## start Dataset entries

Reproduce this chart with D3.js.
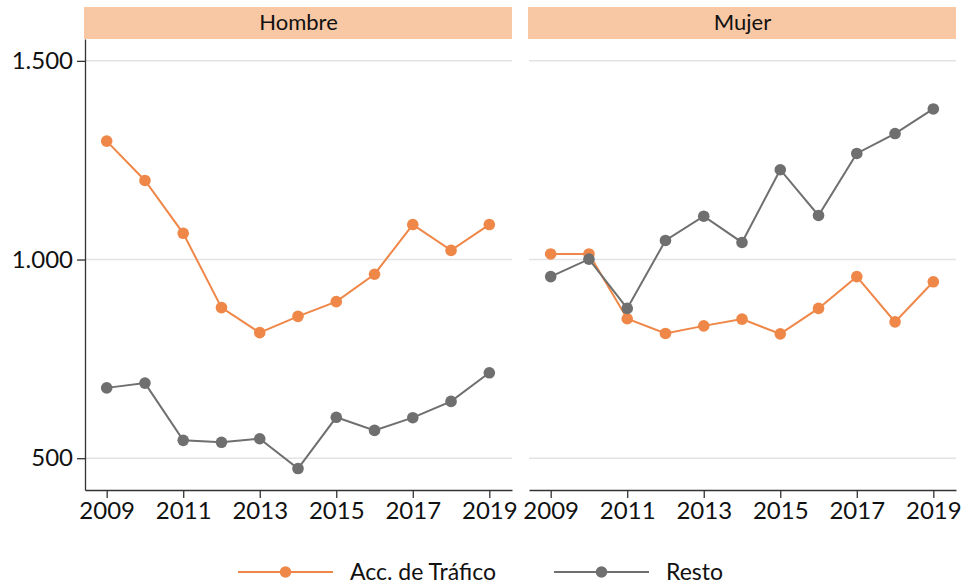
<!DOCTYPE html>
<html>
<head>
<meta charset="utf-8">
<script src="https://cdn.jsdelivr.net/npm/d3@7"></script>
<style>
  body { margin: 0; background: #fff; }
  text { font-family: Lato, "Open Sans", sans-serif; fill: #111; }
</style>
</head>
<body>
<div id="chart"></div>
<script>
// data
var years = [2009, 2010, 2011, 2012, 2013, 2014, 2015, 2016, 2017, 2018, 2019];
var panels = ["Hombre", "Mujer"];
var seriesNames = ["Acc. de Tráfico", "Resto"];
var hombreTrafico = [1298, 1199, 1066, 879, 816, 857, 894, 963, 1088, 1023, 1088];
var hombreResto = [677, 689, 545, 540, 549, 474, 603, 570, 602, 643, 715];
var mujerTrafico = [1014, 1014, 851, 814, 833, 850, 813, 877, 957, 843, 944];
var mujerResto = [957, 1001, 877, 1048, 1109, 1043, 1226, 1111, 1267, 1317, 1379];
var yTicks = [500, 1000, 1500];
var xTicks = [2009, 2011, 2013, 2015, 2017, 2019];
var colors = ["#ef8748", "#6f6f6f"];

(function() {
    "use strict";
    var panelData = {
        "Hombre": [hombreTrafico, hombreResto],
        "Mujer": [mujerTrafico, mujerResto]
    };

    var W = 969, H = 585;
    var svg = d3.select("#chart").append("svg")
        .attr("width", W).attr("height", H);

    var plotTop = 39, plotBottom = 490;
    var panelLeft = [85, 529], panelW = 427;

    var y = d3.scaleLinear().domain([420, 1555]).range([plotBottom, plotTop]);
    var fmt = function(d) { return d3.format(",")(d).replace(/,/g, "."); };

    panels.forEach(function(name, p) {
        var x = d3.scaleLinear().domain([2008.433, 2019.593])
            .range([panelLeft[p], panelLeft[p] + panelW]);
        var g = svg.append("g");

        // strip
        g.append("rect")
            .attr("x", panelLeft[p] - 1).attr("y", 7)
            .attr("width", panelW + 1).attr("height", 32)
            .attr("fill", "#f8c8a4");
        g.append("text")
            .attr("x", panelLeft[p] + panelW / 2).attr("y", 30)
            .attr("text-anchor", "middle")
            .style("font-size", "22px")
            .text(name);

        // gridlines
        g.selectAll(".grid").data(yTicks).enter().append("line")
            .attr("x1", panelLeft[p]).attr("x2", panelLeft[p] + panelW)
            .attr("y1", function(d) { return y(d); })
            .attr("y2", function(d) { return y(d); })
            .attr("stroke", "#e3e3e3").attr("stroke-width", 1.5);

        // x axis
        var xa = g.append("g")
            .attr("transform", "translate(0," + plotBottom + ")")
            .call(d3.axisBottom(x).tickValues(xTicks).tickFormat(d3.format("d"))
                .tickSize(8).tickPadding(4).tickSizeOuter(0));
        xa.select(".domain").attr("stroke", "#333").attr("stroke-width", 1.3);
        xa.selectAll(".tick line").attr("stroke", "#333").attr("stroke-width", 1.3);
        xa.selectAll("text").style("font-size", "24px").attr("fill", "#111")
            .style("font-family", "Lato, sans-serif");

        // y axis only on first panel
        if (p === 0) {
            var ya = g.append("g")
                .attr("transform", "translate(" + panelLeft[p] + ",0)")
                .call(d3.axisLeft(y).tickValues(yTicks).tickFormat(fmt)
                    .tickSize(8).tickPadding(4).tickSizeOuter(0));
            ya.select(".domain").attr("stroke", "#333").attr("stroke-width", 1.3);
            ya.selectAll(".tick line").attr("stroke", "#333").attr("stroke-width", 1.3);
            ya.selectAll("text").style("font-size", "24px").attr("fill", "#111")
                .style("font-family", "Lato, sans-serif");
        }

        var line = d3.line()
            .x(function(d, i) { return x(years[i]); })
            .y(function(d) { return y(d); });

        [0, 1].forEach(function(s) {
            var vals = panelData[name][s];
            g.append("path").datum(vals)
                .attr("d", line)
                .attr("fill", "none")
                .attr("stroke", colors[s]).attr("stroke-width", 2);
            g.selectAll(".pt" + s).data(vals).enter().append("circle")
                .attr("class", "pt" + s)
                .attr("cx", function(d, i) { return x(years[i]); })
                .attr("cy", function(d) { return y(d); })
                .attr("r", 5.8)
                .attr("fill", colors[s]);
        });
    });

    // legend
    var legX = [238, 554];
    seriesNames.forEach(function(s, i) {
        var lg = svg.append("g").attr("transform", "translate(" + legX[i] + ",572)");
        lg.append("line").attr("x1", 0).attr("x2", 95)
            .attr("stroke", colors[i]).attr("stroke-width", 2);
        lg.append("circle").attr("cx", 47.5).attr("r", 5.8).attr("fill", colors[i]);
        lg.append("text").attr("x", 112).attr("y", 8)
            .style("font-size", "23px").text(s);
    });
}());
</script>
</body>
</html>
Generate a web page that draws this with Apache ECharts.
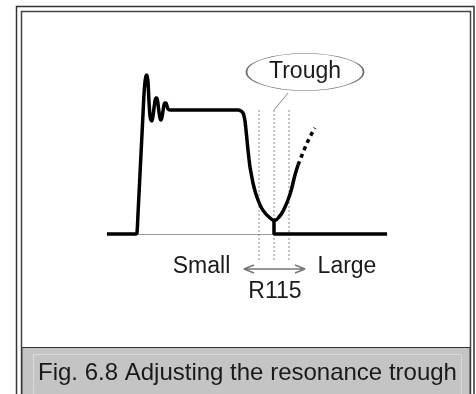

## end Dataset entries

Task prompt: Using the records above, say how many lines include the string "with". Only the number is wanted.

Solution to the problem: 2